Inherent in each of most of us is a desire to love and be loved. Connection is just as vital for an adult with Asperger's as it is for those who are Neuro-Typical (NT) and don't have Asperger's. It may not look the same as most NT's desire for, or ways of, connecting. Those with Asperger's also have a wide range of emotions. What is substantially different from the feelings of NT's is the compromised ability to express those emotions.

The parents of children diagnosed with Asperger's now, are able to find support and services for their kids that can teach the Aspie Kids a lot of skills and compensatory strategies that most adult Aspies have not had a chance to learn or have any support around.

To come to a diagnosis of Asperger's Syndrome in adulthood, as I did, at the age of 40, can initially be both a relief and a nightmare.

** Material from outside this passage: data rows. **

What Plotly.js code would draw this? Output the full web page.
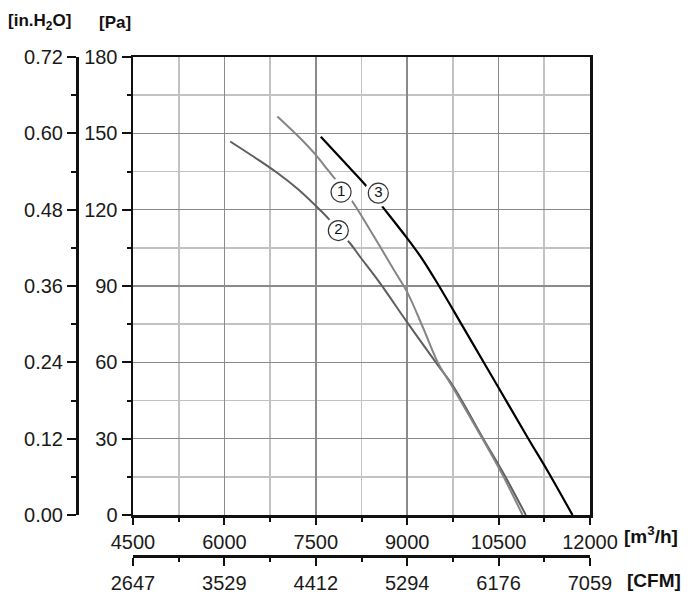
<!DOCTYPE html>
<html>
<head>
<meta charset="utf-8">
<script src="https://cdn.plot.ly/plotly-3.0.1.min.js"></script>
<style>
  html, body { margin: 0; padding: 0; background: #fff; }
  #graph { width: 700px; height: 598px; }
</style>
</head>
<body>
<div id="graph"></div>
<script>
"use strict";

// --- curve data: flow [m3/h] vs static pressure [Pa] ---
const kurve1Akis = [6870, 7297, 7500, 7690, 7870, 8116, 8390, 8554, 8800, 9000, 9264, 9510, 9756, 10230, 10560, 10893];
const kurve1Basinc = [156.6, 146.8, 141.5, 135.8, 130.5, 122.6, 112.0, 105.5, 95.6, 87.6, 73.4, 59.6, 49.8, 30.2, 16.0, 0];

const kurve2Akis = [6095, 6500, 6860, 7200, 7500, 7707, 7870, 8062, 8226, 8554, 8992, 9500, 9760, 10260, 10600, 10947];
const kurve2Basinc = [146.8, 140.5, 134.6, 128.2, 121.5, 116.5, 111.8, 106.8, 101.5, 91.1, 76.0, 59.0, 50.4, 29.5, 15.5, 0];

const kurve3Akis = [7582, 7952, 8336, 8554, 8992, 9250, 9510, 9756, 10000, 10500, 11000, 11300, 11713];
const kurve3Basinc = [148.7, 139.1, 129.1, 122.4, 109.0, 100.5, 90.5, 80.5, 70.5, 50.0, 29.5, 17.5, 0];

// circled curve numbers
const etiketMetin = ['1', '2', '3'];
const etiketAkis = [7915, 7870, 8526];
const etiketBasinc = [126.9, 111.8, 126.5];

// secondary axis labels
const cfmTikler = [2647, 3529, 4412, 5294, 6176, 7059];
const cfmAraTikler = [3088, 3970, 4853, 5735, 6617];
const inchAralik = [0, 0.72];

const FONT = 'Liberation Sans, Arial, Helvetica, sans-serif';
const SIYAH = '#111111';
const ANA_GRID = '#8a8a8a';
const ARA_GRID = '#c2c2c2';

const traces = [
    {
        x: kurve2Akis, y: kurve2Basinc, type: 'scatter', mode: 'lines',
        line: { color: '#5e5e5e', width: 2, shape: 'spline', smoothing: 1 },
        hoverinfo: 'skip', showlegend: false
    },
    {
        x: kurve1Akis, y: kurve1Basinc, type: 'scatter', mode: 'lines',
        line: { color: '#858585', width: 2, shape: 'spline', smoothing: 1 },
        hoverinfo: 'skip', showlegend: false
    },
    {
        x: kurve3Akis, y: kurve3Basinc, type: 'scatter', mode: 'lines',
        line: { color: '#000000', width: 2.2, shape: 'spline', smoothing: 1 },
        hoverinfo: 'skip', showlegend: false
    },
    // white halo breaking the curve around each label
    {
        x: etiketAkis, y: etiketBasinc, type: 'scatter', mode: 'markers',
        marker: { symbol: 'circle', size: 28, color: '#ffffff', line: { width: 0 } },
        hoverinfo: 'skip', showlegend: false
    },
    {
        x: etiketAkis, y: etiketBasinc, type: 'scatter', mode: 'markers+text',
        text: etiketMetin, textposition: 'middle center',
        textfont: { family: FONT, size: 15, color: SIYAH },
        marker: { symbol: 'circle', size: 20, color: '#ffffff', line: { width: 1.2, color: '#333333' } },
        hoverinfo: 'skip', showlegend: false
    },
    // invisible trace so the CFM and in.H2O axes get drawn
    {
        x: [cfmTikler[0], cfmTikler[cfmTikler.length - 1]], y: inchAralik,
        xaxis: 'x2', yaxis: 'y2', type: 'scatter', mode: 'markers',
        marker: { size: 1, opacity: 0 }, hoverinfo: 'skip', showlegend: false
    }
];

const ortakEksen = {
    showline: true, linecolor: SIYAH, linewidth: 2.5,
    ticks: 'outside', tickcolor: SIYAH, tickwidth: 2,
    zeroline: false, fixedrange: true,
    tickfont: { family: FONT, size: 20, color: '#1a1a1a' }
};

const layout = {
    width: 700, height: 598,
    margin: { l: 77, r: 110, t: 57, b: 42, pad: 0 },
    paper_bgcolor: '#ffffff', plot_bgcolor: '#ffffff',
    showlegend: false,
    font: { family: FONT, color: '#1a1a1a' },
    xaxis: Object.assign({}, ortakEksen, {
        domain: [56 / 513, 1], anchor: 'y',
        range: [4500, 12000], tick0: 4500, dtick: 1500, tickformat: 'd', ticklen: 7,
        mirror: true,
        showgrid: true, gridcolor: ANA_GRID, gridwidth: 1.6,
        minor: { dtick: 750, ticks: 'outside', ticklen: 4, tickcolor: SIYAH, tickwidth: 2,
                 showgrid: true, gridcolor: ARA_GRID, gridwidth: 1.6 }
    }),
    yaxis: Object.assign({}, ortakEksen, {
        domain: [41 / 499, 1], anchor: 'x',
        range: [0, 180], tick0: 0, dtick: 30, ticklen: 9,
        mirror: true,
        showgrid: true, gridcolor: ANA_GRID, gridwidth: 1.6,
        minor: { dtick: 15, ticks: 'outside', ticklen: 4, tickcolor: SIYAH, tickwidth: 2,
                 showgrid: true, gridcolor: ARA_GRID, gridwidth: 1.6 }
    }),
    yaxis2: Object.assign({}, ortakEksen, {
        overlaying: 'y', anchor: 'free', position: 0, side: 'left',
        range: inchAralik, tick0: 0, dtick: 0.12, tickformat: '.2f', ticklen: 9,
        showgrid: false,
        minor: { dtick: 0.06, ticks: 'outside', ticklen: 5, tickcolor: SIYAH, tickwidth: 2, showgrid: false }
    }),
    xaxis2: Object.assign({}, ortakEksen, {
        overlaying: 'x', anchor: 'free', position: 0, side: 'bottom',
        range: [cfmTikler[0], cfmTikler[cfmTikler.length - 1]],
        tickmode: 'array', tickvals: cfmTikler, ticktext: cfmTikler.map(String), ticklen: 8,
        showgrid: false,
        minor: { tickmode: 'array', tickvals: cfmAraTikler, ticks: 'outside', ticklen: 4,
                 tickcolor: SIYAH, tickwidth: 2, showgrid: false }
    }),
    annotations: [
        { xref: 'paper', yref: 'paper', x: -0.138, y: 1.07, xanchor: 'left', yanchor: 'middle',
          text: '<b>[in.H<sub>2</sub>O]</b>', showarrow: false, font: { family: FONT, size: 17, color: SIYAH } },
        { xref: 'paper', yref: 'paper', x: 0.039, y: 1.07, xanchor: 'left', yanchor: 'middle',
          text: '<b>[Pa]</b>', showarrow: false, font: { family: FONT, size: 17, color: SIYAH } },
        { xref: 'paper', yref: 'paper', x: 1.062, y: 0.042, xanchor: 'left', yanchor: 'middle',
          text: '<b>[m<sup>3</sup>/h]</b>', showarrow: false, font: { family: FONT, size: 19, color: SIYAH } },
        { xref: 'paper', yref: 'paper', x: 1.068, y: -0.05, xanchor: 'left', yanchor: 'middle',
          text: '<b>[CFM]</b>', showarrow: false, font: { family: FONT, size: 19, color: SIYAH } }
    ]
};

Plotly.newPlot('graph', traces, layout, { staticPlot: true, displayModeBar: false }).catch(err => {
    console.error('Grafik çizilirken hata:', err);
});
</script>
</body>
</html>
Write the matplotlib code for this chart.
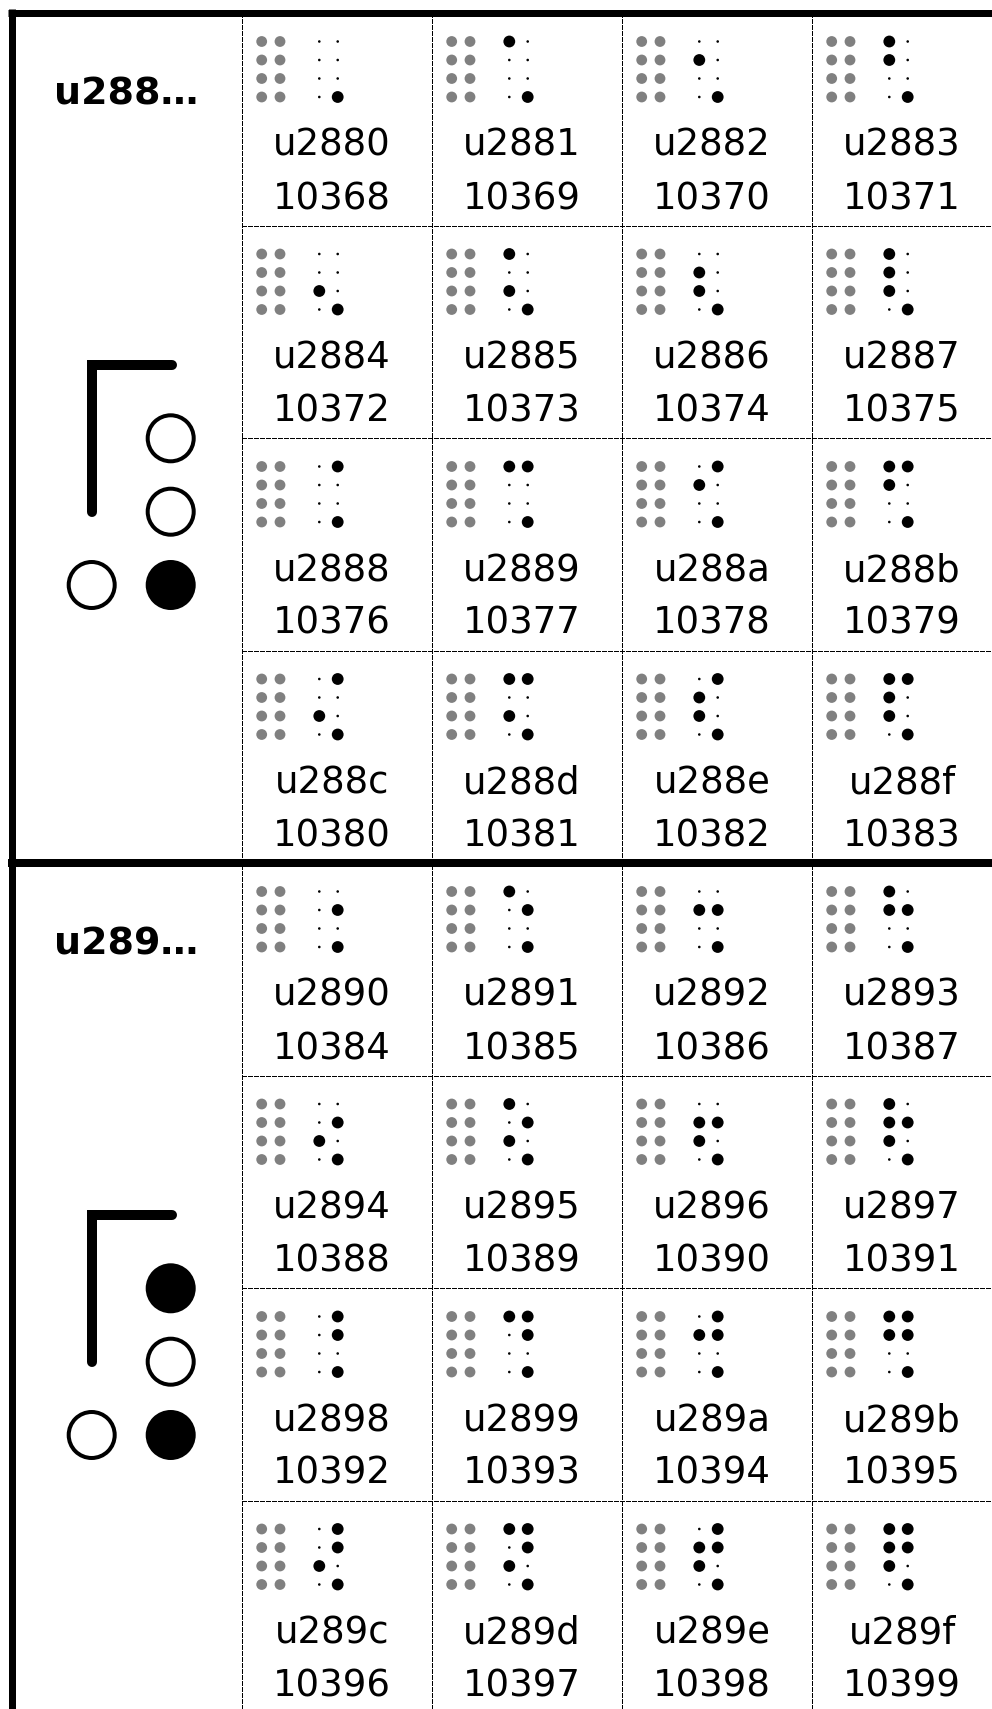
import matplotlib
matplotlib.use("Agg")
import matplotlib.pyplot as plt
from matplotlib.patches import Circle
from matplotlib.lines import Line2D

# ---------------- data ----------------
group_titles = ["u288\u2026", "u289\u2026"]
# high-nibble dots shown in the left symbol (dots 5, 6, 7, 8) that are raised
group_filled = [[8], [5, 8]]

hex_labels = [
    "u2880", "u2881", "u2882", "u2883", "u2884", "u2885", "u2886", "u2887",
    "u2888", "u2889", "u288a", "u288b", "u288c", "u288d", "u288e", "u288f",
    "u2890", "u2891", "u2892", "u2893", "u2894", "u2895", "u2896", "u2897",
    "u2898", "u2899", "u289a", "u289b", "u289c", "u289d", "u289e", "u289f",
]
dec_labels = [
    "10368", "10369", "10370", "10371", "10372", "10373", "10374", "10375",
    "10376", "10377", "10378", "10379", "10380", "10381", "10382", "10383",
    "10384", "10385", "10386", "10387", "10388", "10389", "10390", "10391",
    "10392", "10393", "10394", "10395", "10396", "10397", "10398", "10399",
]
raised_dots = [
    [8], [1, 8], [2, 8], [1, 2, 8], [3, 8], [1, 3, 8], [2, 3, 8], [1, 2, 3, 8],
    [4, 8], [1, 4, 8], [2, 4, 8], [1, 2, 4, 8], [3, 4, 8], [1, 3, 4, 8], [2, 3, 4, 8], [1, 2, 3, 4, 8],
    [5, 8], [1, 5, 8], [2, 5, 8], [1, 2, 5, 8], [3, 5, 8], [1, 3, 5, 8], [2, 3, 5, 8], [1, 2, 3, 5, 8],
    [4, 5, 8], [1, 4, 5, 8], [2, 4, 5, 8], [1, 2, 4, 5, 8], [3, 4, 5, 8], [1, 3, 4, 5, 8], [2, 3, 4, 5, 8], [1, 2, 3, 4, 5, 8],
]

# ---------------- layout ----------------
W, H = 992, 1709
fig = plt.figure(figsize=(W / 100, H / 100), dpi=100)
ax = fig.add_axes([0, 0, 1, 1])
ax.set_xlim(0, W)
ax.set_ylim(H, 0)
ax.axis("off")
plt.rcParams["lines.scale_dashes"] = False

PX = 72 / 100  # points per pixel
TOP = 12.5
LEFT_COL = 242
COL_W = 190
ROW_H = 212.5
GROUP_H = 4 * ROW_H
NCOLS = 4

# dot positions (col, row) in 8-dot braille cell
dot_pos = {1: (0, 0), 2: (0, 1), 3: (0, 2), 7: (0, 3),
           4: (1, 0), 5: (1, 1), 6: (1, 2), 8: (1, 3)}

dash = (4.5 * PX, 2 * PX)

def dashed(xs, ys):
    ln = Line2D(xs, ys, color="black", lw=1.0 * PX, dashes=dash,
                dash_capstyle="butt", antialiased=False)
    ax.add_line(ln)

# vertical dashed column lines
for c in range(NCOLS + 1):
    x = LEFT_COL - 0.5 + c * COL_W
    dashed([x, x], [TOP, H])

# horizontal dashed row lines
for g in range(2):
    for r in range(1, 4):
        y = TOP + g * GROUP_H + r * ROW_H + 0.5
        dashed([LEFT_COL, W], [y, y])

# thick borders
ax.add_line(Line2D([8, W], [TOP, TOP], color="black", lw=7 * PX, solid_capstyle="butt"))
ax.add_line(Line2D([11.5, 11.5], [9, H], color="black", lw=7 * PX, solid_capstyle="butt"))
for g in range(1, 3):
    y = TOP + g * GROUP_H + 0.5
    ax.add_line(Line2D([8, W], [y, y], color="black", lw=8 * PX, solid_capstyle="butt"))

# cells
gx = [19.7, 38.0]
bx = [77.3, 95.7]
dy = [29.0, 47.5, 66.0, 84.5]
for g in range(2):
    for r in range(4):
        for c in range(NCOLS):
            i = g * 16 + r * 4 + c
            x0 = LEFT_COL + c * COL_W
            y0 = TOP + g * GROUP_H + r * ROW_H
            for col in range(2):
                for row in range(4):
                    ax.add_patch(Circle((x0 + gx[col], y0 + dy[row]), 5.4,
                                        facecolor="#808080", edgecolor="none"))
            for d, (col, row) in dot_pos.items():
                if d in raised_dots[i]:
                    rad = 5.9
                else:
                    rad = 1.3
                ax.add_patch(Circle((x0 + bx[col], y0 + dy[row]), rad,
                                    facecolor="black", edgecolor="none"))
            ax.text(x0 + 90, y0 + 133, hex_labels[i], fontsize=37 * PX,
                    ha="center", va="center", color="black", family="DejaVu Sans")
            ax.text(x0 + 90, y0 + 186, dec_labels[i], fontsize=37 * PX,
                    ha="center", va="center", color="black", family="DejaVu Sans")

# left group column
sym_pos = {5: (170.7, 425.8), 6: (170.7, 499.2), 8: (170.7, 572.5), 7: (91.7, 572.5)}
for g in range(2):
    y0 = TOP + g * GROUP_H
    ax.text(126.5, y0 + 82, group_titles[g], fontsize=38 * PX, fontweight="bold",
            ha="center", va="center", color="black", family="DejaVu Sans")
    ax.add_line(Line2D([91.7, 91.7, 171.7], [y0 + 499, y0 + 352.5, y0 + 352.5],
                       color="black", lw=10 * PX, solid_capstyle="round",
                       solid_joinstyle="miter"))
    for d, (sx, sy) in sym_pos.items():
        if d in group_filled[g]:
            ax.add_patch(Circle((sx, y0 + sy), 25, facecolor="black", edgecolor="none"))
        else:
            ax.add_patch(Circle((sx, y0 + sy), 23, facecolor="none",
                                edgecolor="black", lw=4 * PX))

fig.savefig("out.png", dpi=100, facecolor="white")
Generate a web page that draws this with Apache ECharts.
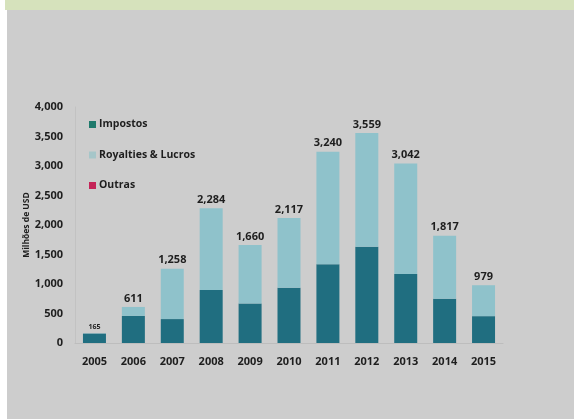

The relief, as I experienced it, had all to do with finally understanding so much about all that was so difficult and painful in my life.

The nightmare was the process it took to integrate how much I had suffered without an understanding of why I had been so alone (always felt different) most of my life and why trying to relate to others or be social was extremely difficult most of the time, if not impossible, for me at other times.

Without any understanding of what was really behind most of my relational difficulties I was left to feel, time and time again, like I was "less than", like a failure. I experienced this as being "unlikable and unlovable" Feeling this way lead me to feel very alienated. I had spent most of my life frantically searching for what was "wrong" with me. My family, peers, and society at large gave me endless messages that I was not okay.

Not understanding this very pervasive aspect of myself left me unable to really understand who I was. Without this knowledge of my "self" I was lost and in a great deal of pain for much of my first 40 years of life. Not knowing why I was the way I was, the way that I am, still, caused me to try to be whatever others told me I "should" be. This was torture. This is the epitome of being lost. I was alienated from my very self by the expectations and judgments of others.

My lack of being "what others expected me to be" along with my lack of knowing what others have always expected that I "should" know based upon my age or intelligence was literally crazy-making.

I will be sharing a lot more of my personal experience here in future articles.

I am still in the process of evolving as I continue to attempt to reach the kind of self-acceptance that allows for consistent hope and optimism and a meaningful personal peace.